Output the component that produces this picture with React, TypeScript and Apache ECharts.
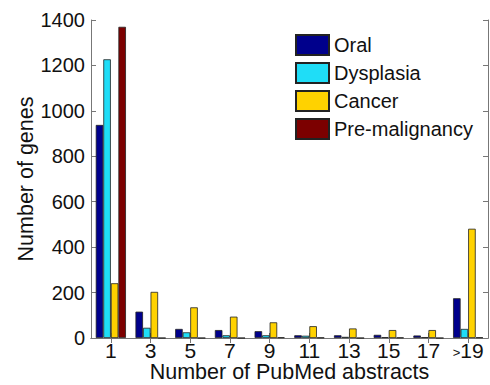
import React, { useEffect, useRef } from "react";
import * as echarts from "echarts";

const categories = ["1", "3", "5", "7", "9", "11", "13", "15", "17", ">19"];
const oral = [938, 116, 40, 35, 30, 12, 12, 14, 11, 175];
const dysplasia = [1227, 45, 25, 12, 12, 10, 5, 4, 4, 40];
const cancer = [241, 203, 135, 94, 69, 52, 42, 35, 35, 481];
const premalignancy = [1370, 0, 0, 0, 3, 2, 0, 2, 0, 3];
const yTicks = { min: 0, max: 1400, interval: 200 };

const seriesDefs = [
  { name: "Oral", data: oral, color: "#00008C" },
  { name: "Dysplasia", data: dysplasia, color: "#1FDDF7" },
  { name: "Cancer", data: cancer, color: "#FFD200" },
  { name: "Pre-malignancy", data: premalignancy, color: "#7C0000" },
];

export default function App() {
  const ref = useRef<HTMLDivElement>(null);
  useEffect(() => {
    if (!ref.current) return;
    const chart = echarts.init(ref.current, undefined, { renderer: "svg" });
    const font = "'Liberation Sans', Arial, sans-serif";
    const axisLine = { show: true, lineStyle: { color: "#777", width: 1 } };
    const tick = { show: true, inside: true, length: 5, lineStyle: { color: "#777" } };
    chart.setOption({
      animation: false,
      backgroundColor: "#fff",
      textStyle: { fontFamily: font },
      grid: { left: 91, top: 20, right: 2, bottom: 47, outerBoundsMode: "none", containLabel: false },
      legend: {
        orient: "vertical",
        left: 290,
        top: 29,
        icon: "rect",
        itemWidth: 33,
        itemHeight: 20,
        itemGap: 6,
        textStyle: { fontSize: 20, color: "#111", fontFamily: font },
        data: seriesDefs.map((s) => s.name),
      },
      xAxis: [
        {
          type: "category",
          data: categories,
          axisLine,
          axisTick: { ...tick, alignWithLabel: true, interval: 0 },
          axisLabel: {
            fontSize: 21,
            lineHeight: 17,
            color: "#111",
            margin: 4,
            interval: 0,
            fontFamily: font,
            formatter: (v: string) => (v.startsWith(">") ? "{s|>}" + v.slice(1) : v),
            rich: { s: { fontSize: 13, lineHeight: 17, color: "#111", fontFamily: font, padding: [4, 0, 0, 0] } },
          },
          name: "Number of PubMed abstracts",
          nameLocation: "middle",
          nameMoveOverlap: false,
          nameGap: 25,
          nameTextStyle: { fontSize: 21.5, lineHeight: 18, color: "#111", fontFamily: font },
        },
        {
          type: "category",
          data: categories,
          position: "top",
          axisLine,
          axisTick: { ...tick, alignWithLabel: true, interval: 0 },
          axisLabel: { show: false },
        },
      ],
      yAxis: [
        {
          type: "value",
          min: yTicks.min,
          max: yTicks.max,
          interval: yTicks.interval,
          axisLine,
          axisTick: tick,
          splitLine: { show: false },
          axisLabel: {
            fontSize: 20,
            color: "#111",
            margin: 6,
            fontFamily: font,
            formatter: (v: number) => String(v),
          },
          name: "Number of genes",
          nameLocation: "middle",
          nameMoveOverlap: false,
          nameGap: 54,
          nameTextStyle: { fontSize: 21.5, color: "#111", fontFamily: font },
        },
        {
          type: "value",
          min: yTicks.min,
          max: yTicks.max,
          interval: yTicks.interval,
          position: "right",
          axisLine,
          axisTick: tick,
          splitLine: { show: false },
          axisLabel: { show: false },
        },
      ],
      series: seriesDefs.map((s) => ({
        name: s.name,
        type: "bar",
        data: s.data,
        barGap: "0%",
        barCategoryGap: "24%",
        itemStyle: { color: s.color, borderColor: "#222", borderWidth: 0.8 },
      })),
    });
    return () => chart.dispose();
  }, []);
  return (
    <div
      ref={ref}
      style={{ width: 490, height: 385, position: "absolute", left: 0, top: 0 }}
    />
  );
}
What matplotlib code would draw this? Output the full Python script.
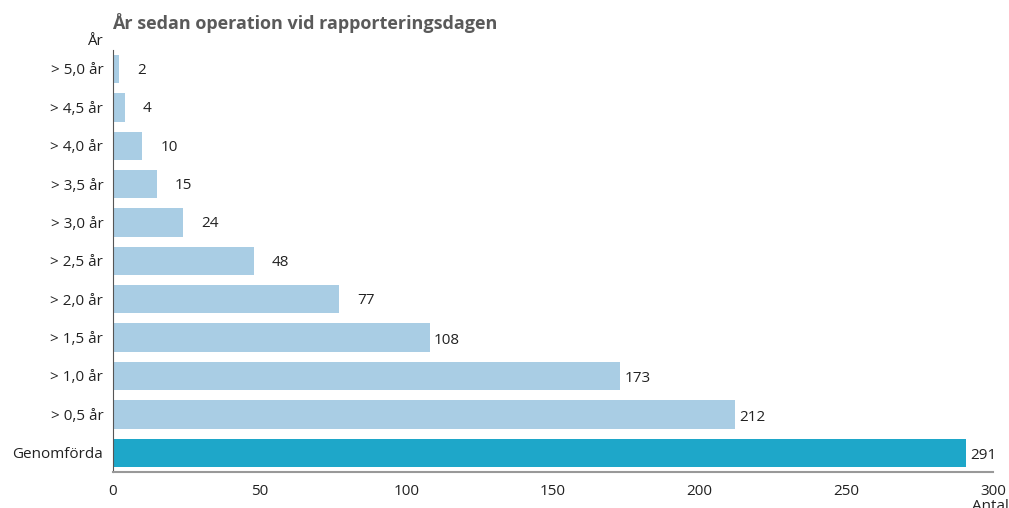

PROBLEM STATEMENT —
Transcribe the material exactly, keeping every word and none of the pictures.

SOLUTION TO THIS EXERCISE —
Output the component that produces this picture with React, TypeScript and Apache ECharts.
import React, { useEffect, useRef } from "react";
import * as echarts from "echarts";

const categories = ["1", "3", "5", "7", "9", "11", "13", "15", "17", ">19"];
const oral = [938, 116, 40, 35, 30, 12, 12, 14, 11, 175];
const dysplasia = [1227, 45, 25, 12, 12, 10, 5, 4, 4, 40];
const cancer = [241, 203, 135, 94, 69, 52, 42, 35, 35, 481];
const premalignancy = [1370, 0, 0, 0, 3, 2, 0, 2, 0, 3];
const yTicks = { min: 0, max: 1400, interval: 200 };

const seriesDefs = [
  { name: "Oral", data: oral, color: "#00008C" },
  { name: "Dysplasia", data: dysplasia, color: "#1FDDF7" },
  { name: "Cancer", data: cancer, color: "#FFD200" },
  { name: "Pre-malignancy", data: premalignancy, color: "#7C0000" },
];

export default function App() {
  const ref = useRef<HTMLDivElement>(null);
  useEffect(() => {
    if (!ref.current) return;
    const chart = echarts.init(ref.current, undefined, { renderer: "svg" });
    const font = "'Liberation Sans', Arial, sans-serif";
    const axisLine = { show: true, lineStyle: { color: "#777", width: 1 } };
    const tick = { show: true, inside: true, length: 5, lineStyle: { color: "#777" } };
    chart.setOption({
      animation: false,
      backgroundColor: "#fff",
      textStyle: { fontFamily: font },
      grid: { left: 91, top: 20, right: 2, bottom: 47, outerBoundsMode: "none", containLabel: false },
      legend: {
        orient: "vertical",
        left: 290,
        top: 29,
        icon: "rect",
        itemWidth: 33,
        itemHeight: 20,
        itemGap: 6,
        textStyle: { fontSize: 20, color: "#111", fontFamily: font },
        data: seriesDefs.map((s) => s.name),
      },
      xAxis: [
        {
          type: "category",
          data: categories,
          axisLine,
          axisTick: { ...tick, alignWithLabel: true, interval: 0 },
          axisLabel: {
            fontSize: 21,
            lineHeight: 17,
            color: "#111",
            margin: 4,
            interval: 0,
            fontFamily: font,
            formatter: (v: string) => (v.startsWith(">") ? "{s|>}" + v.slice(1) : v),
            rich: { s: { fontSize: 13, lineHeight: 17, color: "#111", fontFamily: font, padding: [4, 0, 0, 0] } },
          },
          name: "Number of PubMed abstracts",
          nameLocation: "middle",
          nameMoveOverlap: false,
          nameGap: 25,
          nameTextStyle: { fontSize: 21.5, lineHeight: 18, color: "#111", fontFamily: font },
        },
        {
          type: "category",
          data: categories,
          position: "top",
          axisLine,
          axisTick: { ...tick, alignWithLabel: true, interval: 0 },
          axisLabel: { show: false },
        },
      ],
      yAxis: [
        {
          type: "value",
          min: yTicks.min,
          max: yTicks.max,
          interval: yTicks.interval,
          axisLine,
          axisTick: tick,
          splitLine: { show: false },
          axisLabel: {
            fontSize: 20,
            color: "#111",
            margin: 6,
            fontFamily: font,
            formatter: (v: number) => String(v),
          },
          name: "Number of genes",
          nameLocation: "middle",
          nameMoveOverlap: false,
          nameGap: 54,
          nameTextStyle: { fontSize: 21.5, color: "#111", fontFamily: font },
        },
        {
          type: "value",
          min: yTicks.min,
          max: yTicks.max,
          interval: yTicks.interval,
          position: "right",
          axisLine,
          axisTick: tick,
          splitLine: { show: false },
          axisLabel: { show: false },
        },
      ],
      series: seriesDefs.map((s) => ({
        name: s.name,
        type: "bar",
        data: s.data,
        barGap: "0%",
        barCategoryGap: "24%",
        itemStyle: { color: s.color, borderColor: "#222", borderWidth: 0.8 },
      })),
    });
    return () => chart.dispose();
  }, []);
  return (
    <div
      ref={ref}
      style={{ width: 490, height: 385, position: "absolute", left: 0, top: 0 }}
    />
  );
}
What matplotlib code would draw this? Output the full Python script.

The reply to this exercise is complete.